Quando se trata de identidade e sexualidade, cada pessoa percorre um caminho único. A história do pastor Heliano Ferreiro Silva, de 45 anos, ilustra essa jornada. Ele viveu grande parte da vida em uma “caixinha”, questionando sua própria identidade e temendo como ela seria recebida pelo mundo ao seu redor.
Criado em um lar conservador, suprimiu a atração que sentia por pessoas do mesmo sexo biológico. As dificuldades só aumentaram quando, mais para frente, ele descobriu um câncer de mama enquanto fazia sua transição de gênero. Mas Heliano encontrou um refúgio na sua fé.
“Por mais que 90% da sociedade fale que os LGBTs não herdarão o reino do céu, depois que conheci o Evangelho, eu sei que Jesus me aceita”, disse o pastor em entrevista à jornalista Sarah Alves Moura, do UOL.
A jornada até sua aceitação não foi fácil. Heliano, ao chegar aos 34 anos, nunca havia beijado uma mulher. Dois casamentos depois, a insegurança acerca da sua orientação sexual se tornou insuportável. Para ele, a possibilidade de viver sua verdade se tornou uma necessidade com implicações profundas em sua vida pessoal e social.
Enfrentando seus medos
Com temor de enfrentar julgamentos e preconceitos, Heliano buscou apoio inicialmente em suas amigas.

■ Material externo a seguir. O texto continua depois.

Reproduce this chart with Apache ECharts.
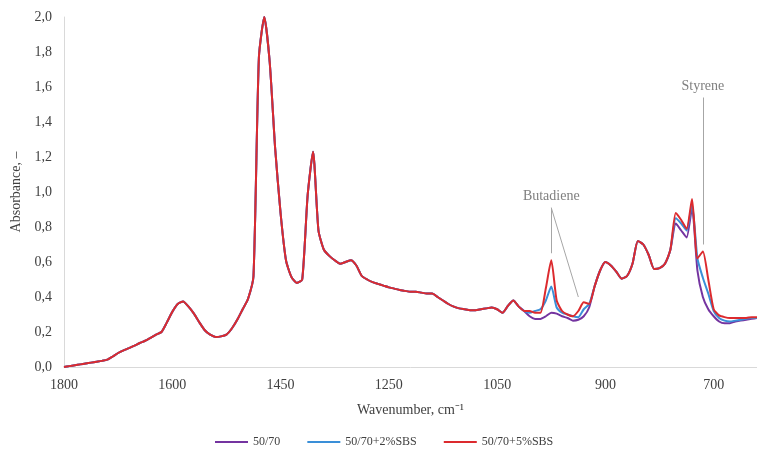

A resposta delas, apesar de surpreendente, foi acolhedora. Elas mencionaram que já notavam indícios de sua verdadeira identidade. Essa aceitação inicial impulsionou Heliano a buscar novas experiências.
Ele se aventurou nos aplicativos, ambientes que possibilitam interações autênticas sem o peso de julgamentos imediatos. Nesses espaços, conheceu mulheres e permitiu-se explorar sua identidade com sinceridade, o que resultou no entendimento de que ele não desejava mais se relacionar com homens.
O papel da família
Falar com a família sobre questões tão íntimas pode ser desafiador. No caso de Heliano, o diálogo com sua mãe revelou uma verdade surpreendente. Sua mãe sempre soube de sua orientação sexual, mas escolhera não comentar. Esse reconhecimento e aceitação por parte de sua mãe teve um impacto significativo, liberando Heliano de anos de autorrecriminação e dúvida.
A reação da mãe de Heliano, longe de ser uma rejeição, foi de compreensão e amor incondicional, algo impensado para ele até aquele momento.“Eu quase ‘catei’ ela. Por que ela não me falou que sabia? A vida inteira me cobrei, me recriminei achando que ela ia me jogar fora se eu ficasse com mulher“, contou.
A transformação e os desafios na vida do pastor
Admitir e viver a própria verdade pode ser libertador, mas também traz desafios contínuos. Para Heliano, o processo de legitimação de seus desejos, reprimidos por tanto tempo, foi um passo ousado em direção à autocompreensão e à felicidade.
Ao seu ver, a escolha que mudou sua vida foi a ida até uma igreja inclusiva após o convite de uma amiga. Ele diz ter conhecido um Evangelho que o acolheu. Um ano depois, conheceu Maiara, sua atual esposa – são sete anos juntos.
Foi ao lado de Maiara que percebeu sua transexualidade: queria ser visto e tratado como um homem. “Falei para minha esposa: quero fazer a transição. Você aceita? [E ela disse:] ‘Se é esse o seu desejo, eu aceito'”. Os filhos também aceitaram sua jornada, rapidamente chamando ele de pai.
Quase três anos depois de começar a terapia hormonal para a transição de gênero, Heliano descobriu um câncer de mama. A doença o impediu de continuar com o tratamento e, depois de 16 sessões de quimioterapia, fez a mastectomia em 2021. “Era horrível olhar no espelho e ver uma mama só. Isso desencadeou um processo de não querer me olhar no espelho, não querer estar com a minha esposa. Chorava bastante e sofri muita disforia”,
Em maio deste ano, o pastor retirou a outra mama por prevenção contra nódulos identificados em exame. “Agora, estou 100% Heliano, vivendo o que sempre quis viver e sem câncer. Estou em remissão há 3 anos, fazendo exames todos os anos, mas graças a Deus sem vestígios de volta do câncer.”